┌─ RECORDS SUPPLIED

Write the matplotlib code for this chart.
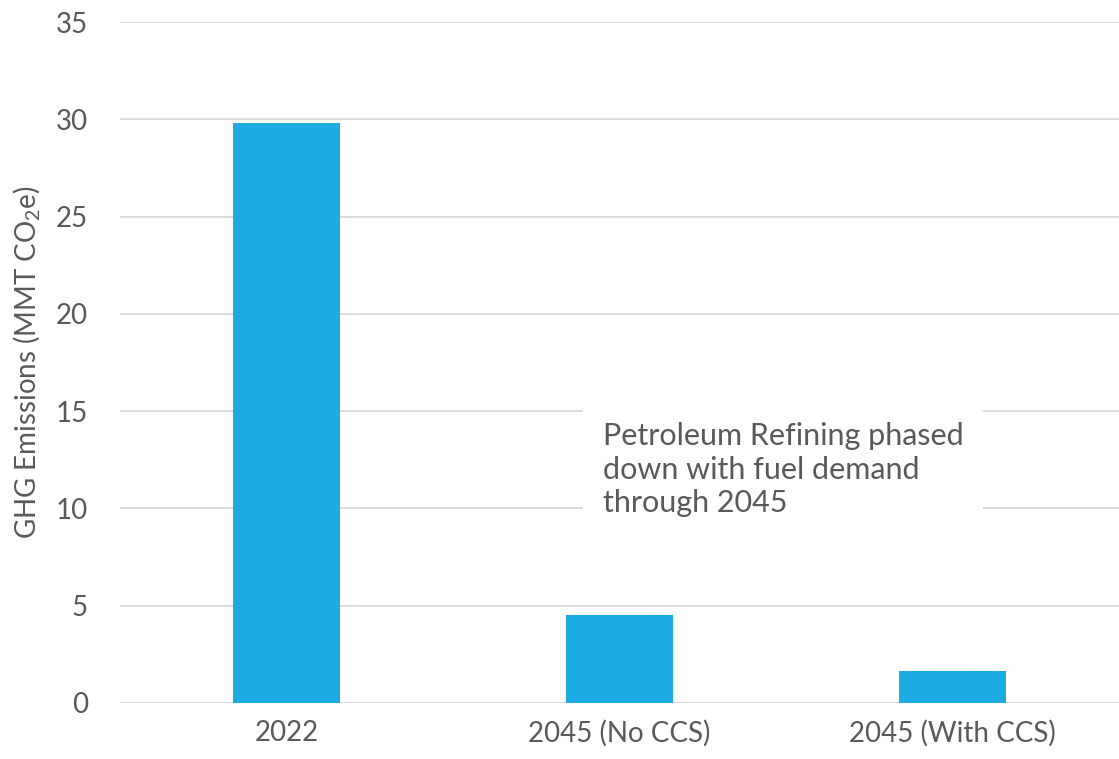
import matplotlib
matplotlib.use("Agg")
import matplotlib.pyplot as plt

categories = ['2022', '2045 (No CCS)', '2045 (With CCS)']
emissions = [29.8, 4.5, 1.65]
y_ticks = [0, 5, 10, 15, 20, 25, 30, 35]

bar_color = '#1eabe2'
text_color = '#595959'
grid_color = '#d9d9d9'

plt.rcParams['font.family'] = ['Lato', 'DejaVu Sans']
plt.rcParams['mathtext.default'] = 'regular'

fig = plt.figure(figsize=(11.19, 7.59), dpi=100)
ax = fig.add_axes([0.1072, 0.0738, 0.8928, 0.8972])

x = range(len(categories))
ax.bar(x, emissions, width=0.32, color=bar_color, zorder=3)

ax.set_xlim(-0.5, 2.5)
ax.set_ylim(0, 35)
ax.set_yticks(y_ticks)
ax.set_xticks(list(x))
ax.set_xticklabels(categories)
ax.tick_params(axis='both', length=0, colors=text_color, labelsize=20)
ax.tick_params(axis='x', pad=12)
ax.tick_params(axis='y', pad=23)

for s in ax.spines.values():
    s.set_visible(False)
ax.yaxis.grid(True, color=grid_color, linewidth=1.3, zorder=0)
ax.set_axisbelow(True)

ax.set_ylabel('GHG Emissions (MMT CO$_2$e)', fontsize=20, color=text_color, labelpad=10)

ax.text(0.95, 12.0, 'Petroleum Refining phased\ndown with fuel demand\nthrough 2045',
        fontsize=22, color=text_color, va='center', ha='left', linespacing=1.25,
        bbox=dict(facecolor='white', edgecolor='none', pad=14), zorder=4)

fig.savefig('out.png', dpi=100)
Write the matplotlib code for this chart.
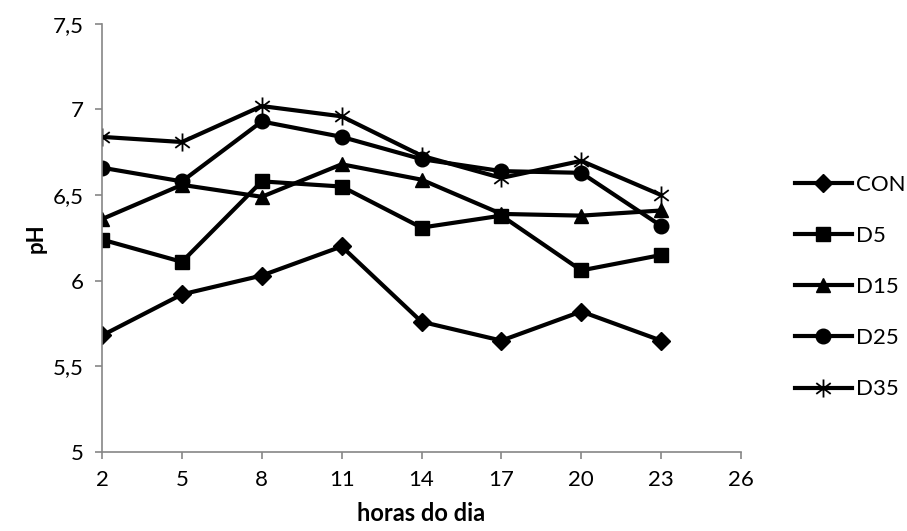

└─

**EXERCISE DESCRIPTION**
Write out the records above exactly as they appear, leaving out any pictures.

**THE ANSWER**
Write the matplotlib code for this chart.
import matplotlib
matplotlib.use("Agg")
import matplotlib.pyplot as plt

categories = ['2022', '2045 (No CCS)', '2045 (With CCS)']
emissions = [29.8, 4.5, 1.65]
y_ticks = [0, 5, 10, 15, 20, 25, 30, 35]

bar_color = '#1eabe2'
text_color = '#595959'
grid_color = '#d9d9d9'

plt.rcParams['font.family'] = ['Lato', 'DejaVu Sans']
plt.rcParams['mathtext.default'] = 'regular'

fig = plt.figure(figsize=(11.19, 7.59), dpi=100)
ax = fig.add_axes([0.1072, 0.0738, 0.8928, 0.8972])

x = range(len(categories))
ax.bar(x, emissions, width=0.32, color=bar_color, zorder=3)

ax.set_xlim(-0.5, 2.5)
ax.set_ylim(0, 35)
ax.set_yticks(y_ticks)
ax.set_xticks(list(x))
ax.set_xticklabels(categories)
ax.tick_params(axis='both', length=0, colors=text_color, labelsize=20)
ax.tick_params(axis='x', pad=12)
ax.tick_params(axis='y', pad=23)

for s in ax.spines.values():
    s.set_visible(False)
ax.yaxis.grid(True, color=grid_color, linewidth=1.3, zorder=0)
ax.set_axisbelow(True)

ax.set_ylabel('GHG Emissions (MMT CO$_2$e)', fontsize=20, color=text_color, labelpad=10)

ax.text(0.95, 12.0, 'Petroleum Refining phased\ndown with fuel demand\nthrough 2045',
        fontsize=22, color=text_color, va='center', ha='left', linespacing=1.25,
        bbox=dict(facecolor='white', edgecolor='none', pad=14), zorder=4)

fig.savefig('out.png', dpi=100)
Write the matplotlib code for this chart.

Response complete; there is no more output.